In my reading I came across many who state that college is a waste of money, some who believe that not all young people are suited for college, some who advocate college should only be encouraged for sons while daughters should be encouraged to stay home until marriage, some who believe all high school graduates should go to college for at least a year...the opinions are many. As I sorted through them, I found myself disagreeing with many that I once agreed with and vice versa. I used to think I had it all figured out, but times have changed. The biggest influence on my thinking was not a blog or a well written magazine article, but rather a documentary titled, "Waiting for Superman". If you have not seen this movie, I encourage you to spend the dollar to rent it from Redbox. It will open your eyes to the true state of public education in America.

I used to think college was not for everyone. I still believe that to a point. There are some special needs students who would obviously not be successful in a college setting. But, for the average student who is capable of doing better than he or she showed in high school, I have come to believe that college is a necessity. According to the documentary, the United States will not have enough qualified individuals to fill jobs in the engineering fields in the foreseeable future.
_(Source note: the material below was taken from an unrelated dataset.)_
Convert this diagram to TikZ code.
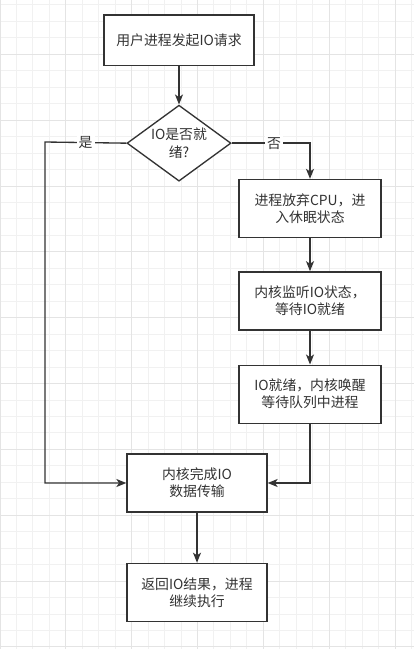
\documentclass[tikz,border=0pt]{standalone}
\usepackage{fontspec}
\newfontfamily\cjk{Noto Sans CJK SC}
\usepackage{tikz}
\usetikzlibrary{shapes.geometric,arrows.meta,positioning,calc}
\definecolor{linegray}{RGB}{51,51,51}
\definecolor{gridminor}{RGB}{241,241,241}
\definecolor{gridmajor}{RGB}{228,228,228}

\begin{document}
\begin{tikzpicture}[
    x=0.75pt, y=-0.75pt,
    font=\cjk\fontsize{10.4}{12.8}\selectfont,
    process/.style={rectangle, draw=linegray, fill=white, line width=1pt, minimum width=106.5pt, minimum height=43.5pt, align=center, inner sep=2pt, text=linegray},
    decision/.style={diamond, draw=linegray, fill=white, line width=1pt, minimum width=78pt, minimum height=57pt, aspect=1.37, align=center, inner sep=0pt, text=linegray},
    arrow/.style={-{Stealth[length=7.5pt,width=6pt,inset=2pt]}, line width=1pt, linegray},
    edgelabel/.style={fill=white, inner sep=1.5pt, text=linegray}
]
    % Background grid
    \useasboundingbox (0,0) rectangle (414,649);
    \fill[white] (0,0) rectangle (414,649);
    \foreach \k in {0,...,25}
        \draw[gridminor, line width=0.75pt] ({16.46*\k},0) -- ({16.46*\k},649);
    \foreach \k in {0,...,39}
        \draw[gridminor, line width=0.75pt] (0,{5+16.46*\k}) -- (414,{5+16.46*\k});
    \foreach \k in {0,4,...,24}
        \draw[gridmajor, line width=0.75pt] ({16.46*\k},0) -- ({16.46*\k},649);
    \foreach \k in {3,7,...,39}
        \draw[gridmajor, line width=0.75pt] (0,{5+16.46*\k}) -- (414,{5+16.46*\k});

    % Nodes
    \node[process, minimum width=112.5pt, minimum height=38pt] (request) at (179,40.5) {用户进程发起IO请求};
    \node[decision, below=28.5pt of request] (ready) {IO是否就\\绪?};
    \node[process] (sleep) at (310,208.5) {进程放弃CPU，进\\入休眠状态};
    \node[process, below=24.75pt of sleep] (monitor) {内核监听IO状态，\\等待IO就绪};
    \node[process, below=25.5pt of monitor] (wakeup) {IO就绪，内核唤醒\\等待队列中进程};
    \node[process, minimum width=105pt] (transfer) at (197,483) {内核完成IO\\数据传输};
    \node[process, minimum width=105pt, below=37.5pt of transfer] (result) {返回IO结果，进程\\继续执行};
    \coordinate (yesturn) at (45,142);

    % Arrows
    \draw[arrow] (request) -- (ready);
    \draw[arrow] (ready.west) -- node[edgelabel] {是} (yesturn) |- (transfer.west);
    \draw[arrow] (ready.east) -| node[edgelabel, pos=0.27] {否} (sleep.north);
    \draw[arrow] (sleep) -- (monitor);
    \draw[arrow] (monitor) -- (wakeup);
    \draw[arrow] (wakeup.south) |- (transfer.east);
    \draw[arrow] (transfer) -- (result);
\end{tikzpicture}
\end{document}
Technology is advancing by leaps and bounds everyday and our high schools are not doing a good job of keeping students up to par with the advancement. That will leave the United States no choice but to recruit qualified workers from countries whose educational systems are tarining their students poroperly--India, China, and Japan for example. In these countries emphasis is placed on learning and achieving academically, while in America we still feel that our high school students are children and deserve "play time". Students in these other countries have longer school days, weeks and years than their counterparts in the U.S. This gives them a huge advantage when it comes to being successful in college and beyond. Many American students who do go on to college often are going simply to party and enjoy the perks of living away from parents.
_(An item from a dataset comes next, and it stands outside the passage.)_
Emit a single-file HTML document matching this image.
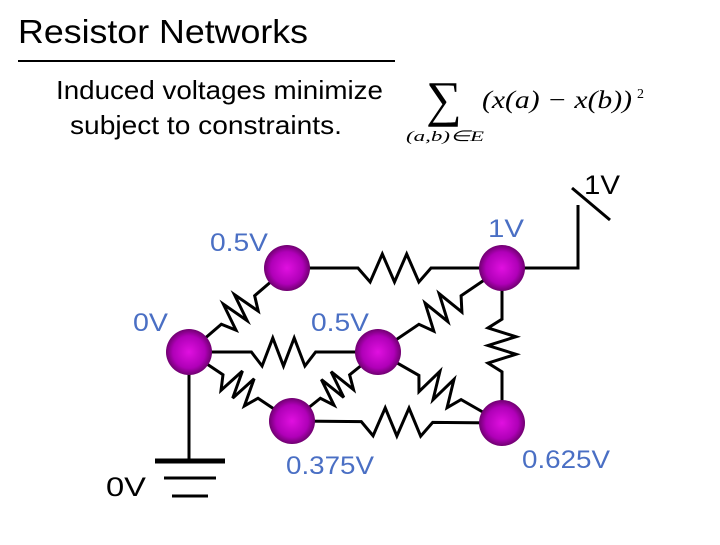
<!DOCTYPE html>
<html><head><style>
body{margin:0;width:720px;height:540px;background:#fff;overflow:hidden;font-family:"Liberation Sans",sans-serif}
</style></head><body>
<svg width="720" height="540" xmlns="http://www.w3.org/2000/svg" id="s">
<defs><radialGradient id="g" cx="0.5" cy="0.5" r="0.5"><stop offset="0" stop-color="#e010e0"/><stop offset="0.7" stop-color="#b000b8"/><stop offset="1" stop-color="#700070"/></radialGradient></defs>
<text x="18" y="43" font-size="33" textLength="290" lengthAdjust="spacingAndGlyphs" font-family="Liberation Sans">Resistor Networks</text>
<line x1="18" y1="61" x2="395" y2="61" stroke="#000" stroke-width="2"/>
<text x="56" y="99" font-size="26" textLength="327" lengthAdjust="spacingAndGlyphs" font-family="Liberation Sans">Induced voltages minimize</text>
<text x="70" y="134" font-size="26" textLength="272" lengthAdjust="spacingAndGlyphs" font-family="Liberation Sans">subject to constraints.</text>
<text x="426" y="116" font-size="50" font-family="Liberation Serif">∑</text>
<text x="482" y="108" font-size="25" textLength="150" lengthAdjust="spacingAndGlyphs" font-family="Liberation Serif" font-style="italic">(x(a) − x(b))</text>
<text x="637" y="98" font-size="14" font-family="Liberation Serif">2</text>
<text x="406" y="141" font-size="15" textLength="78" lengthAdjust="spacingAndGlyphs" font-family="Liberation Serif" font-style="italic">(a,b)∈E</text>
<g fill="#4a6fc4" font-size="25" font-family="Liberation Sans">
<text x="210" y="251" textLength="58" lengthAdjust="spacingAndGlyphs">0.5V</text>
<text x="488" y="237" textLength="36" lengthAdjust="spacingAndGlyphs">1V</text>
<text x="133" y="331" textLength="35" lengthAdjust="spacingAndGlyphs">0V</text>
<text x="311" y="331" textLength="58" lengthAdjust="spacingAndGlyphs">0.5V</text>
<text x="286" y="474" textLength="88" lengthAdjust="spacingAndGlyphs">0.375V</text>
<text x="522" y="468" textLength="88" lengthAdjust="spacingAndGlyphs">0.625V</text>
</g>
<text x="106" y="496" font-size="27" textLength="40" lengthAdjust="spacingAndGlyphs" font-family="Liberation Sans">0V</text>
<text x="584" y="194" font-size="27" textLength="36" lengthAdjust="spacingAndGlyphs" font-family="Liberation Sans">1V</text>
<g stroke="#000" stroke-width="3" fill="none" id="w">
<polyline points="502,268 578,268 578,205"/>
<line x1="572" y1="188" x2="610" y2="220"/>
<line x1="189" y1="352" x2="189" y2="460"/>
<line x1="155" y1="461" x2="225" y2="461" stroke-width="5"/>
<line x1="164" y1="478" x2="216" y2="478"/>
<line x1="172" y1="496" x2="208" y2="496"/>
</g>
<g id="n"></g>
</svg>
<script>
var w=document.getElementById('w'),n=document.getElementById('n');
var N={a:[287,268],b:[502,268],c:[189,352],d:[378,352],e:[292,421],f:[502,423]};
function R(p,q){var A=N[p],B=N[q],dx=B[0]-A[0],dy=B[1]-A[1],L=Math.hypot(dx,dy),ux=dx/L,uy=dy/L,px=-uy,py=ux;
var pts=[A];var s=0.33*L,e=0.67*L,k=6;
for(var i=0;i<=k;i++){var t=s+(e-s)*i/k,a=(i==0||i==k)?0:(i%2?14:-14);pts.push([A[0]+ux*t+px*a,A[1]+uy*t+py*a]);}
pts.push(B);var pl=document.createElementNS('http://www.w3.org/2000/svg','polyline');pl.setAttribute('points',pts.map(function(x){return x.join(',')}).join(' '));w.appendChild(pl);}
R('a','b');R('c','a');R('c','d');R('d','b');R('b','f');R('c','e');R('e','d');R('d','f');R('e','f');
for(var k in N){var c=document.createElementNS('http://www.w3.org/2000/svg','circle');c.setAttribute('cx',N[k][0]);c.setAttribute('cy',N[k][1]);c.setAttribute('r',23);c.setAttribute('fill','url(#g)');n.appendChild(c);}
</script>
</body></html>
All that taken into consideration, though, I have come away from my readings believeing that college is essential to secure a good job. Of course there will always be exceptions. Everyone knows Bill Gates is not a college graduate and I'm sure most of us know at least one person who has made it in this world without a college degree, but the bottom line is as technology continues to advance and become more central to our everyday lives, our young people of today will need to have the skills necessary to keep up with the changes. I have also come to believe that going away to college is an important stepping stone to growing up. The cost is cheaper to live at home, for sure, but valuable lessons are lost by doing so. That must be a post for another day, though.